Héloïse est très proche de ses enfants. Ils ont une relation assez fusionnelle. C’est encore plus flagrant avec Jade, son bébé… Non seulement les câlins ne manquent pas, mais on peut les voir dormir ensemble à quelques reprises et on est témoin de leur complicité particulière. Le genre de complicité qui laisse croire (en tout cas, c’était mon sentiment) que la mère n’est peut-être pas assez responsable. Mais je ne veux pas juger. Les comportements d’Héloïse sont parfois un peu « limites ». Par exemple, il y a cette fois où, pour sortir sa fille du pétrin (elle a triché lors d’un examen), elle joue la mère hystérique devant la directrice jusqu’à ce que la directrice en vienne à prendre l’adolescente en pitié.
Héloïse, tout comme Lisa (aveu de la réalisatrice), sont des mères plus tendres qu’autoritaires. En même temps, lorsque tu es seul avec trois enfants, tu dois adapter ton style d’éducation. Être en sous-nombre avec ces « bêtes » ne doit pas être facile tous les jours.

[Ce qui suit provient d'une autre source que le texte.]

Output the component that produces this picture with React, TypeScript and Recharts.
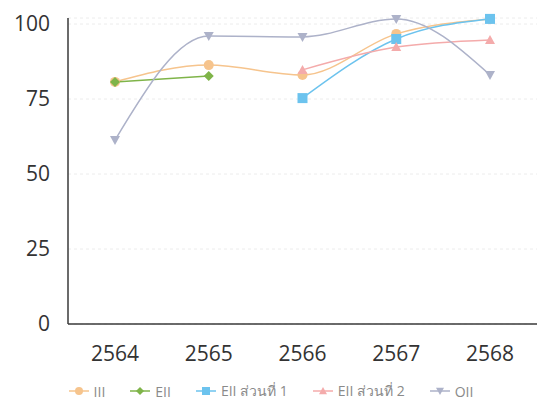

Honnêtement, c’est déjà assez difficile de rester en position d’autorité avec deux; donc avec 3, je ne peux qu’imaginer. En même temps, l’éducation qu’offre Héloïse à ses enfants est-elle moins bonne qu’une éducation plus autoritaire?

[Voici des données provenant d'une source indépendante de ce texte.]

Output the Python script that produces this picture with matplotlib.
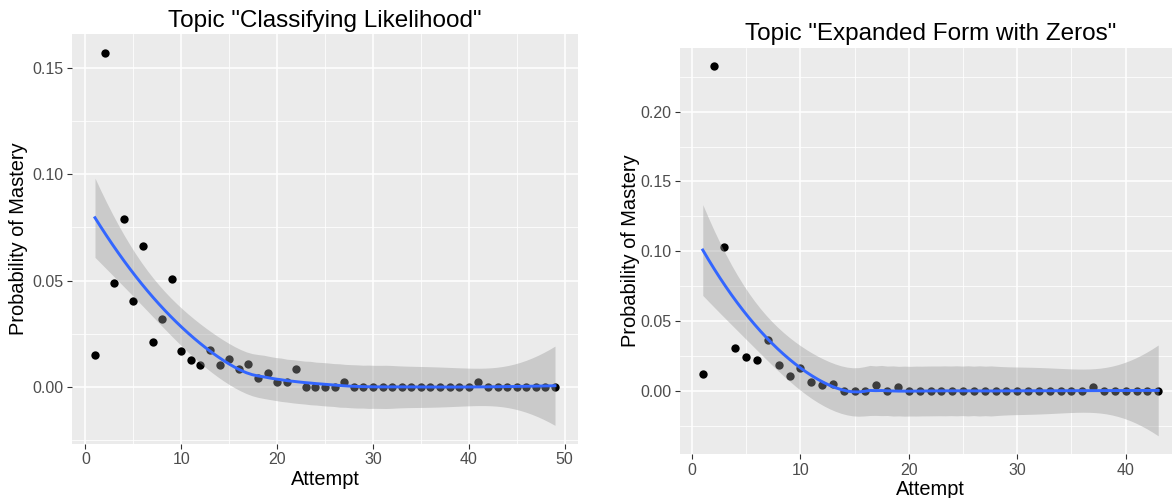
import numpy as np
import matplotlib
matplotlib.use("Agg")
import matplotlib.pyplot as plt
from matplotlib.ticker import MultipleLocator, FormatStrFormatter

plt.rcParams['font.family'] = ['Liberation Sans', 'DejaVu Sans']

# data
left_title = 'Topic "Classifying Likelihood"'
left_attempt = np.arange(1, 50)
left_prob = np.array([
    0.0148, 0.1574, 0.0489, 0.0788, 0.0402, 0.0662, 0.0212, 0.0318, 0.0509, 0.0170,
    0.0127, 0.0104, 0.0171, 0.0104, 0.0129, 0.0083, 0.0107, 0.0041, 0.0065, 0.0020,
    0.0020, 0.0085, 0.0, 0.0, 0.0, 0.0, 0.0022, 0.0, 0.0, 0.0,
    0.0, 0.0, 0.0, 0.0, 0.0, 0.0, 0.0, 0.0, 0.0, 0.0,
    0.0022, 0.0, 0.0, 0.0, 0.0, 0.0, 0.0, 0.0, 0.0])

right_title = 'Topic "Expanded Form with Zeros"'
right_attempt = np.arange(1, 44)
right_prob = np.array([
    0.0124, 0.2326, 0.1033, 0.0304, 0.0245, 0.0224, 0.0366, 0.0183, 0.0104, 0.0164,
    0.0062, 0.0045, 0.0047, 0.0, 0.0, 0.0, 0.0043, 0.0, 0.0029, 0.0,
    0.0, 0.0, 0.0, 0.0, 0.0, 0.0, 0.0, 0.0, 0.0, 0.0,
    0.0, 0.0, 0.0, 0.0, 0.0, 0.0, 0.0029, 0.0, 0.0, 0.0,
    0.0, 0.0, 0.0])


def loess_rows(x, x0s, span=0.75):
    # local quadratic loess operator rows (like R's loess defaults)
    n = len(x)
    q = int(np.floor(n * span))
    rows = []
    for x0 in x0s:
        d = np.abs(x - x0)
        h = np.sort(d)[q - 1]
        w = np.clip(1 - (d / h) ** 3, 0, None) ** 3
        X = np.column_stack([np.ones(n), x - x0, (x - x0) ** 2])
        XtW = X.T * w
        rows.append(np.linalg.solve(XtW @ X, XtW)[0])
    return np.array(rows)


def t975(df):
    z = 1.959964
    return (z + (z ** 3 + z) / (4 * df) + (5 * z ** 5 + 16 * z ** 3 + 3 * z) / (96 * df ** 2)
            + (3 * z ** 7 + 19 * z ** 5 + 17 * z ** 3 - 15 * z) / (384 * df ** 3))


def smooth(x, y):
    xs = np.linspace(x.min(), x.max(), 80)
    L = loess_rows(x.astype(float), x.astype(float))
    M = np.eye(len(x)) - L
    MM = M.T @ M
    d1 = np.trace(MM)
    d2 = np.trace(MM @ MM)
    res = y - L @ y
    s = np.sqrt(np.sum(res ** 2) / d1)
    Ls = loess_rows(x.astype(float), xs)
    fit = Ls @ y
    se = s * np.sqrt(np.sum(Ls ** 2, axis=1))
    t = t975(d1 ** 2 / d2)
    return xs, fit, fit - t * se, fit + t * se


fig = plt.figure(figsize=(11.72, 4.98), dpi=100)
W, H = 1172, 498


def panel(rect, x, y, title, xmajor, title_y, xlab_y, ylab_x, tickpad):
    l, t, r, b = rect
    ax = fig.add_axes([l / W, 1 - b / H, (r - l) / W, (b - t) / H])
    ax.set_facecolor('#EBEBEB')
    xs, fit, lo, hi = smooth(x, y)
    ax.scatter(x, y, s=36, color='black', zorder=3, linewidths=0)
    ax.fill_between(xs, lo, hi, color='#999999', alpha=0.4, lw=0, zorder=4)
    ax.plot(xs, fit, color='#3366FF', lw=2.1, zorder=5)

    xr = x.max() - x.min()
    ax.set_xlim(x.min() - 0.05 * xr, x.max() + 0.05 * xr)
    ymin = min(y.min(), lo.min())
    ymax = max(y.max(), hi.max())
    yr = ymax - ymin
    ax.set_ylim(ymin - 0.05 * yr, ymax + 0.05 * yr)

    ax.xaxis.set_major_locator(MultipleLocator(xmajor))
    ax.xaxis.set_minor_locator(MultipleLocator(xmajor / 2))
    ax.yaxis.set_major_locator(MultipleLocator(0.05))
    ax.yaxis.set_minor_locator(MultipleLocator(0.025))
    ax.yaxis.set_major_formatter(FormatStrFormatter('%.2f'))
    ax.grid(which='major', color='white', lw=1.1)
    ax.grid(which='minor', color='white', lw=0.55)
    ax.set_axisbelow(True)
    for sp in ax.spines.values():
        sp.set_visible(False)
    ax.tick_params(which='major', length=3.5, width=0.8, color='#333333',
                   labelcolor='#4D4D4D', labelsize=11.5, pad=tickpad)
    ax.tick_params(which='minor', length=0)

    cx = (l + r) / 2
    fig.text(cx / W, 1 - title_y / H, title, ha='center', va='baseline', fontsize=17.5)
    fig.text(cx / W, 1 - xlab_y / H, 'Attempt', ha='center', va='baseline', fontsize=14.4)
    fig.text(ylab_x / W, 1 - (t + b) / 2 / H, 'Probability of Mastery', rotation=90,
             ha='center', va='center', fontsize=14.4)
    return ax


panel((72, 34, 578, 444), left_attempt, left_prob, left_title, 10, 27, 485, 19, 2.5)
panel((680, 47.7, 1181, 454.3), right_attempt, right_prob, right_title, 10, 40, 495, 630, 2.5)

fig.savefig('out.png', dpi=100)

Après tout, hurler et contraindre n’est pas vraiment mieux, non? Ne sommes-nous pas là pour leur donner de l’amour et les aider à développer leur confiance et leur estime? C’est peut-être là une des forces du film que de nous faire réfléchir sur le type d’éducation qu’on doit donner ou ne pas donner à nos enfants.

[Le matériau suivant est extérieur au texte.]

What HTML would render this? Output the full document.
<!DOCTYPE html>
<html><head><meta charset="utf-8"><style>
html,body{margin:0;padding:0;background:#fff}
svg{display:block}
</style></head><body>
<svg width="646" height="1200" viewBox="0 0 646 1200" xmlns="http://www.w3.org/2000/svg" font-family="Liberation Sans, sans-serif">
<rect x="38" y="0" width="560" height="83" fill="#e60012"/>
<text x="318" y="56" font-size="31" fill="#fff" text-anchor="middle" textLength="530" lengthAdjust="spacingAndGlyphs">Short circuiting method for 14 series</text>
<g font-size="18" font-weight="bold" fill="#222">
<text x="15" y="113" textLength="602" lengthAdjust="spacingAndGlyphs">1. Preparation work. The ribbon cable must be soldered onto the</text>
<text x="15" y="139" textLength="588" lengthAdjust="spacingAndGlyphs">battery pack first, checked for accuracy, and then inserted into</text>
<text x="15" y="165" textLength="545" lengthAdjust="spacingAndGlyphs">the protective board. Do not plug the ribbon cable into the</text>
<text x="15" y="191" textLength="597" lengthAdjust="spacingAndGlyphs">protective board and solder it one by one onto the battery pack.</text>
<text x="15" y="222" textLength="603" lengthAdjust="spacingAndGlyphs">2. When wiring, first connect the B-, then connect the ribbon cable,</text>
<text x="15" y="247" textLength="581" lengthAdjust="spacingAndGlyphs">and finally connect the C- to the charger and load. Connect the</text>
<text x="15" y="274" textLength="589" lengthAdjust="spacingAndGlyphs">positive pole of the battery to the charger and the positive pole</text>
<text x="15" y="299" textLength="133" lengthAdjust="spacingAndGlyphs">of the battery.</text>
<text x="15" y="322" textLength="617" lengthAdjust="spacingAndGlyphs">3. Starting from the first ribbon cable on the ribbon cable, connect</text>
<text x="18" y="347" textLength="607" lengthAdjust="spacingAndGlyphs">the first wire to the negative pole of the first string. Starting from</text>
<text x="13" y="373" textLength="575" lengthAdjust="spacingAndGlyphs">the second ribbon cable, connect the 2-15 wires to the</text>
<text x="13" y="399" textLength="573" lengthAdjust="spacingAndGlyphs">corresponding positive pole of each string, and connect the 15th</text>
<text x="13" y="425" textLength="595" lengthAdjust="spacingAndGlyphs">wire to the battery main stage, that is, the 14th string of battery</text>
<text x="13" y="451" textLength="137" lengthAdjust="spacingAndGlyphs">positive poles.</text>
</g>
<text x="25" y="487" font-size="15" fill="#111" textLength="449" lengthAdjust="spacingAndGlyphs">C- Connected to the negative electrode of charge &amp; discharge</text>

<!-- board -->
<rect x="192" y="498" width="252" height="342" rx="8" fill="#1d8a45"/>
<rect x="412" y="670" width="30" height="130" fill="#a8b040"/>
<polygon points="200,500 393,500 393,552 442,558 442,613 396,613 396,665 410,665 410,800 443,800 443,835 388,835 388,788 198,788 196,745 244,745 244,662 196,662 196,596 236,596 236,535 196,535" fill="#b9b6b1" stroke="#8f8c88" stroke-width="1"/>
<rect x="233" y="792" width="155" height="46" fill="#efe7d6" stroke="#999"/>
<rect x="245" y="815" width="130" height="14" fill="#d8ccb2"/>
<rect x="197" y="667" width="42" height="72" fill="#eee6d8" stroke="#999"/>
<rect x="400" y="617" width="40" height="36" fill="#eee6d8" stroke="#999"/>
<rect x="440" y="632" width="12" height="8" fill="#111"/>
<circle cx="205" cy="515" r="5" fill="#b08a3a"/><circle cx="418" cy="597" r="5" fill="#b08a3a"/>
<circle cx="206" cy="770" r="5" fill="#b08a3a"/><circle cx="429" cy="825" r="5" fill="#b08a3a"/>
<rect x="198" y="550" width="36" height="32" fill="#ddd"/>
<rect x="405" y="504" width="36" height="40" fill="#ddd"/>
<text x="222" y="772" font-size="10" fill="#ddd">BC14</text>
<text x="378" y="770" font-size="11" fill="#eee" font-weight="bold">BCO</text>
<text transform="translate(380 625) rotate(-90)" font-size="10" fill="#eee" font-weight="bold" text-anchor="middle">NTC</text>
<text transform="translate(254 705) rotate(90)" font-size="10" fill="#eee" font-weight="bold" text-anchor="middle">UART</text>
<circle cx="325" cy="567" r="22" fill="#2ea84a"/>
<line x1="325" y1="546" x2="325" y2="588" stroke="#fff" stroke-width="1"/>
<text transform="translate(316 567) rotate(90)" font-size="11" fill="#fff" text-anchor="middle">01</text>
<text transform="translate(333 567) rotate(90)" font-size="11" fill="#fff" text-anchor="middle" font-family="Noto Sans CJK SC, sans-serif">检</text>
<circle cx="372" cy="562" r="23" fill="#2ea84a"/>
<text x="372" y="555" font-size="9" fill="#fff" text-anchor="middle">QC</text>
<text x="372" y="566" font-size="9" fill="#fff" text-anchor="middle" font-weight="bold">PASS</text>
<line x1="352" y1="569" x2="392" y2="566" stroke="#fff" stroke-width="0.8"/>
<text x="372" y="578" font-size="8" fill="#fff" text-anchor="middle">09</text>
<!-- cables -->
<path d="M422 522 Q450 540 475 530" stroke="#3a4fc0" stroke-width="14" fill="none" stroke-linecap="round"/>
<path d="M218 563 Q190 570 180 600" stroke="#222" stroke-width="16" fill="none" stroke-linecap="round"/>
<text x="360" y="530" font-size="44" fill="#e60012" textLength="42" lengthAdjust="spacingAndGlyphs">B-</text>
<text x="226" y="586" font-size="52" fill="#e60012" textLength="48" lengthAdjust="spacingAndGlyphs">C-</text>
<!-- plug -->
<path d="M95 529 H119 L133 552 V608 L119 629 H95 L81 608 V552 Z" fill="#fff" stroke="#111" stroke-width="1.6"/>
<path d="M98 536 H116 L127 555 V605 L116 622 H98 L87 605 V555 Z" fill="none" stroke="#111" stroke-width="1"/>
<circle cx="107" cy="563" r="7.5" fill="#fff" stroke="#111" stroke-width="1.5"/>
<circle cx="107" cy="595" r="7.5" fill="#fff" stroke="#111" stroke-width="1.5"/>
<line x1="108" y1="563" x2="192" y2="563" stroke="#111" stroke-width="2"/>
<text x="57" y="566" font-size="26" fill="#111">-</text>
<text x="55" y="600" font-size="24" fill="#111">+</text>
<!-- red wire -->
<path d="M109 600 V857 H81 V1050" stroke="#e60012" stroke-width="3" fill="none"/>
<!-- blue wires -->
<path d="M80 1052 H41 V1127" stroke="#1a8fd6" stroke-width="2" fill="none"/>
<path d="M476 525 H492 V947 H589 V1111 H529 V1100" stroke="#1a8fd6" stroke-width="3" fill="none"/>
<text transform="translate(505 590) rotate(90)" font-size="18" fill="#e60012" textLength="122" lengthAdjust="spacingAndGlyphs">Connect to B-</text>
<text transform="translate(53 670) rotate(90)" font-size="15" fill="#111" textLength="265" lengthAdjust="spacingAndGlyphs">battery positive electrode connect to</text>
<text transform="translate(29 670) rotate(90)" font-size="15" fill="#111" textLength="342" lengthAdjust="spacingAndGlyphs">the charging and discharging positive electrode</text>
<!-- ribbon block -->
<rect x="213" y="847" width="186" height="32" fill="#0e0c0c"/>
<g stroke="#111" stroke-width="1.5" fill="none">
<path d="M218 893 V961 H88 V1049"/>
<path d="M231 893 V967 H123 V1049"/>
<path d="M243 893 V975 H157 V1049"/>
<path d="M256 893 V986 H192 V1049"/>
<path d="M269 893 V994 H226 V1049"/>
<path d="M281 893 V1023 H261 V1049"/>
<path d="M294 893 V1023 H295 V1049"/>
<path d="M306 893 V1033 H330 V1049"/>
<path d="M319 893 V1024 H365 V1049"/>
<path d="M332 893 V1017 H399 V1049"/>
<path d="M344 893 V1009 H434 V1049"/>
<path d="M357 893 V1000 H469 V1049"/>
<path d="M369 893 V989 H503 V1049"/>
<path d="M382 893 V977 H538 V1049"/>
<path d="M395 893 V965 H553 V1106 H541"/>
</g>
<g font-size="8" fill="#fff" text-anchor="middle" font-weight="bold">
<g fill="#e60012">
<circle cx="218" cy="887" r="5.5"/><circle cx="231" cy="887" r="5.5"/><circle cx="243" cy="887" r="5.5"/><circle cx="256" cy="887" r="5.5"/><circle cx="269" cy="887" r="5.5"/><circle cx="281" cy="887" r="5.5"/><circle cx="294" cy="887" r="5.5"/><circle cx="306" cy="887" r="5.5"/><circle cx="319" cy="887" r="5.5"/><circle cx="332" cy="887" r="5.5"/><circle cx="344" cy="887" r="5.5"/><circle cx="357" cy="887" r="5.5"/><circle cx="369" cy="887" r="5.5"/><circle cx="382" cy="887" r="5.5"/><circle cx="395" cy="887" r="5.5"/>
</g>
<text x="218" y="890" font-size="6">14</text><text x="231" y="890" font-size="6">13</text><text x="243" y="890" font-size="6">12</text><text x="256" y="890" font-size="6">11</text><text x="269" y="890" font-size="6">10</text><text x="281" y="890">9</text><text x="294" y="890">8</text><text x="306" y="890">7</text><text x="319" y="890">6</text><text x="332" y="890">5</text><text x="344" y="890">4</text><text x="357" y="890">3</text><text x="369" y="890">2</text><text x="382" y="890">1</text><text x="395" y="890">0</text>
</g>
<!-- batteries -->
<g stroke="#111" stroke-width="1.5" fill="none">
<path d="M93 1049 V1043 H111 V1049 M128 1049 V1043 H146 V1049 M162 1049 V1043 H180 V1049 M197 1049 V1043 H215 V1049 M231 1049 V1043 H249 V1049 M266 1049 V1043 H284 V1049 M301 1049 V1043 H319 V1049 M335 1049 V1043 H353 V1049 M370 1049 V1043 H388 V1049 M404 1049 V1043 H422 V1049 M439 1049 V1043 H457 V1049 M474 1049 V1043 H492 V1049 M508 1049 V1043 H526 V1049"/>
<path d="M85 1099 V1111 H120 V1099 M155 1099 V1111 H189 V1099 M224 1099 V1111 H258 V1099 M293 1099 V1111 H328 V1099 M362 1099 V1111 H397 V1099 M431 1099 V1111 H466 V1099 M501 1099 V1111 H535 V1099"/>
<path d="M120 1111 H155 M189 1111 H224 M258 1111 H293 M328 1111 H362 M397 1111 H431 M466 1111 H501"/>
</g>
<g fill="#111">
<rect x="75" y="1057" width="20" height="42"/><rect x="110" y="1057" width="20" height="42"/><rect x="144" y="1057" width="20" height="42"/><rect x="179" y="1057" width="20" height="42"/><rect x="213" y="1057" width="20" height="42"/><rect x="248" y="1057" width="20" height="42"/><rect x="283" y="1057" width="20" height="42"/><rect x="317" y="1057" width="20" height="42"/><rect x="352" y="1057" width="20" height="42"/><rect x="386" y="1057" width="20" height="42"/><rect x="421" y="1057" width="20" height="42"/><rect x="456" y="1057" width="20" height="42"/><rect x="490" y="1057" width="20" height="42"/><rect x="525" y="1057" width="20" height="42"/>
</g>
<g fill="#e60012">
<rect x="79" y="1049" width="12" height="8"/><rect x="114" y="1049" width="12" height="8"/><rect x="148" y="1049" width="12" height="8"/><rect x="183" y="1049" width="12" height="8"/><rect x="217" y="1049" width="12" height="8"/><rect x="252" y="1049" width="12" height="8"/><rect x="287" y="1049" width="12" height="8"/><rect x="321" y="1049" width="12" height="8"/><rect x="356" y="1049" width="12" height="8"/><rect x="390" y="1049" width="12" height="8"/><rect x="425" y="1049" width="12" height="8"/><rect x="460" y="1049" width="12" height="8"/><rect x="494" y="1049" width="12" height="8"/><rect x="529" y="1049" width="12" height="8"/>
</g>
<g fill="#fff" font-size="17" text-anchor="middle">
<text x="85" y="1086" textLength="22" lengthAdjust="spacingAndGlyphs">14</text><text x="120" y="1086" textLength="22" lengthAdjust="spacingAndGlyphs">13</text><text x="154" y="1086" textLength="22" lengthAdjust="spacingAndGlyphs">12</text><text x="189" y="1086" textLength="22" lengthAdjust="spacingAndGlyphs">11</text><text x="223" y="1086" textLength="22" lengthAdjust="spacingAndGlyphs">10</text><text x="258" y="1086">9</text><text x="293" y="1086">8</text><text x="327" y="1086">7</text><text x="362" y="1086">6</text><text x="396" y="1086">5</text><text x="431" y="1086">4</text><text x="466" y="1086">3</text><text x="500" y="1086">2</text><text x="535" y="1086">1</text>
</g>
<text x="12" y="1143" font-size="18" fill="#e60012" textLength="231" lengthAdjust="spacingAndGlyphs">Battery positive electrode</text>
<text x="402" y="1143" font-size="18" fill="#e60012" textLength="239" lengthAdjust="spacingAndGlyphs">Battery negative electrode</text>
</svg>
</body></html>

Évidemment, Mon bébé ne serait pas aussi bon si on arrêtait là. Kiberlain est magnifique, comme toujours. Et la jeune Thaïs Alessandrin est brillante dans ce qu’on pourrait appeler « son propre rôle ». Après tout, elle est la fille de Lisa Azuelos et le personnage de Jade est basé sur elle.
Donc, que vous cherchiez un film drôle, touchant, ou réaliste, vous trouverez votre compte avec Mon bébé. En tout cas, moi, j’ai adoré. Ça fait du bien de voir un film léger et amusant, mais qui ne tombe pas dans la facilité.